St. John's is back in action against Providence in Rhode Island on Tuesday, February 4 at 7:00 PM. Marquette faces Butler at home at 9:00 PM on the same night.

[Box score | Game thread]

"That's what 40 minutes of St. John's looks like," Jakarr Sampson said after the game.

The Johnnies used strong defense to stifle the Marquette Golden Eagles, holding Buzz Williams' team to 35% shooting overall. Post player Davante Gardner was held to 10 points on 4/8 shooting; freshman forward and starter Deonte Burton had 11 points before fouling out. The team was led by 14 points from Derrick Wilson and 11 from Jake Thomas, most of which came after the contest was well out of reach.

St. John's was led by Harrison's scoring (6/11 from three-point, 1/5 from 2-pt range, 7/7 from the line) and a balanced effort, including 10 points from Jakarr Sampson, eight points from Sir`Dominic Pointer and seven points each from Chris Obekpa - looking active on offense - Orlando Sanchez and Phil Greene IV.

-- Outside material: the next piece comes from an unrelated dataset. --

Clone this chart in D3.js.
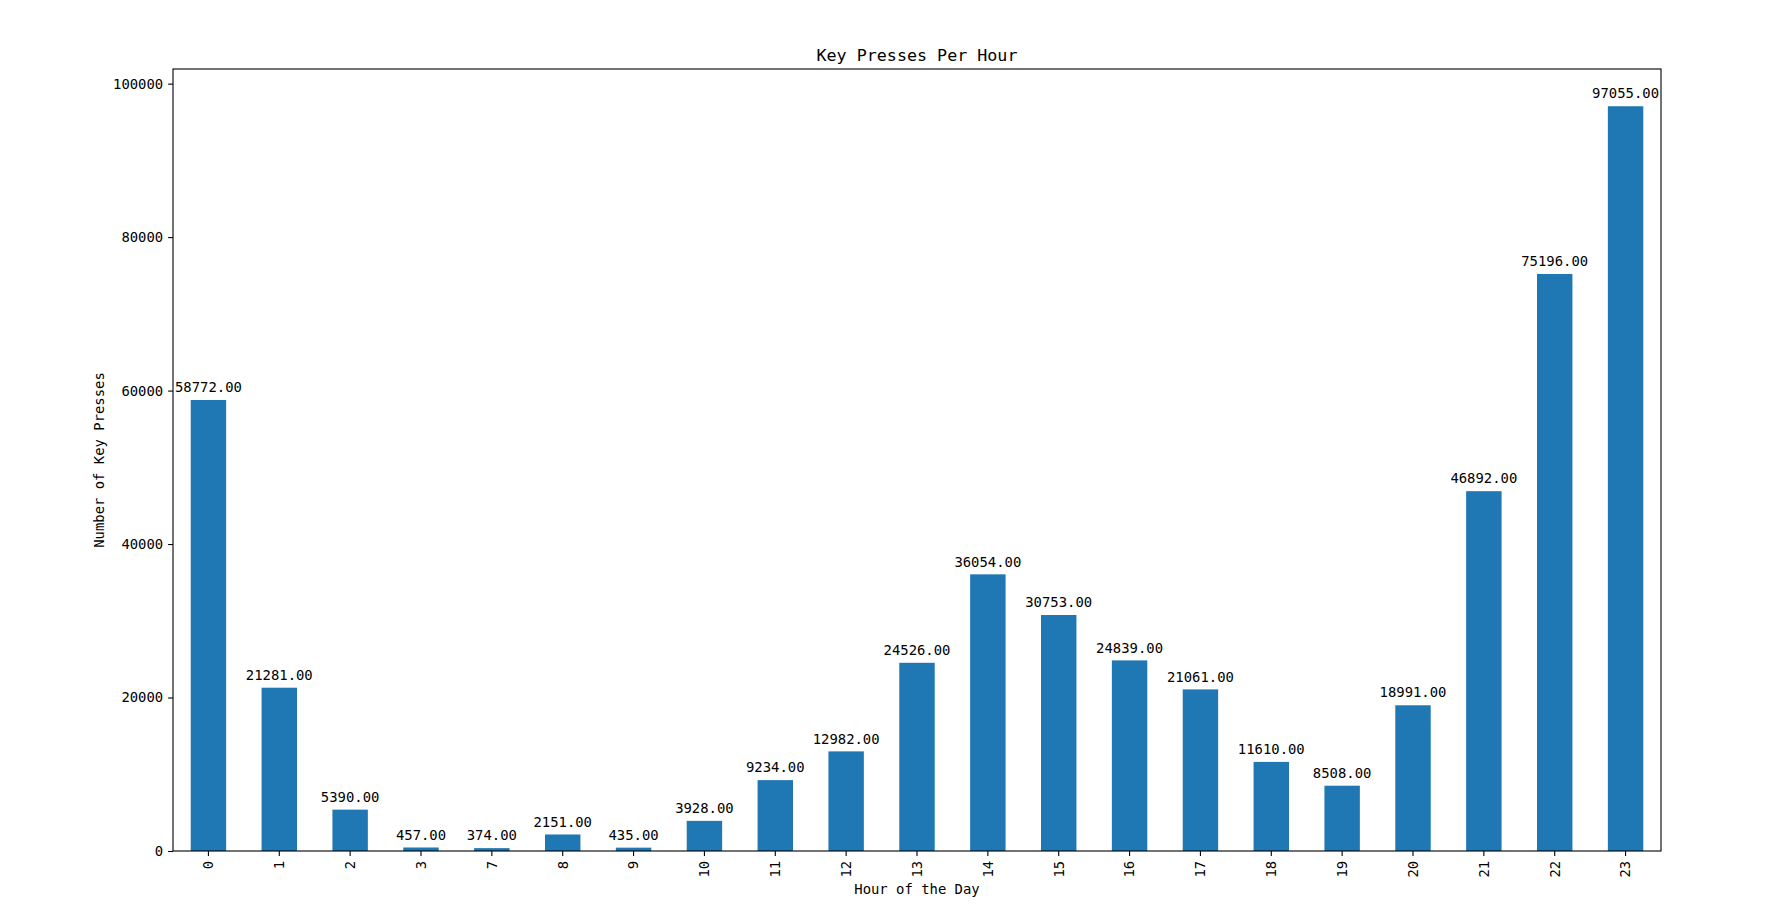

Rysheed Jordan had six assists and was effective in getting players shots at the rim. Harrison led the team with seven rebounds. Obekpa had seven blocks, and Pointer and Harrison each had two.

"We're all clicking now," Harrison said.

St. John's fell 6-0 early and gave up a pair of free throws on a technical foul by Chris Obekpa - an errant elbow that caught Marquette center Chris Otule in the Adam's apple.

But once the team got rolling, they rolled. The scoring started with an emphatic JaKarr Sampson dunk - he found a driving lane and cocked back a right-handed one-handed slam plus a foul. And with that shot, St. John's saw the Marquette defense for what it was - porous man defense, and a slow zone that allowed for cross-court passes and penetration. Unlike some other games, St. John's found their offense deep in the paint.

It wasn't all honey and posies; St. John's only scored .99 points per possession in the first half and had seven turnovers. But the Johnnies shot 44% from beyond the arc, powered by D`Angelo Harrison's 11-point stretch between 15:31 and 12:26 in the half.

Marquette had post-halftime energy, holding the Johnnies to one score in five possessions. But D`Angelo Harrison came alive again, and helped spur another energetic stretch where the Johnnies drew fouls and got to the rim.

Game notes

Marc-Antoine Bourgault did not play. Felix Balamou was available, back from Guinea where he was visiting with his sick mother.

Jamal Branch started; Rysheed Jordan missed practice visiting his sick mother in Philadelphia.

St. John's scored 21 points off of turnovers. Marquette had 16 turnovers (23% of their possessions).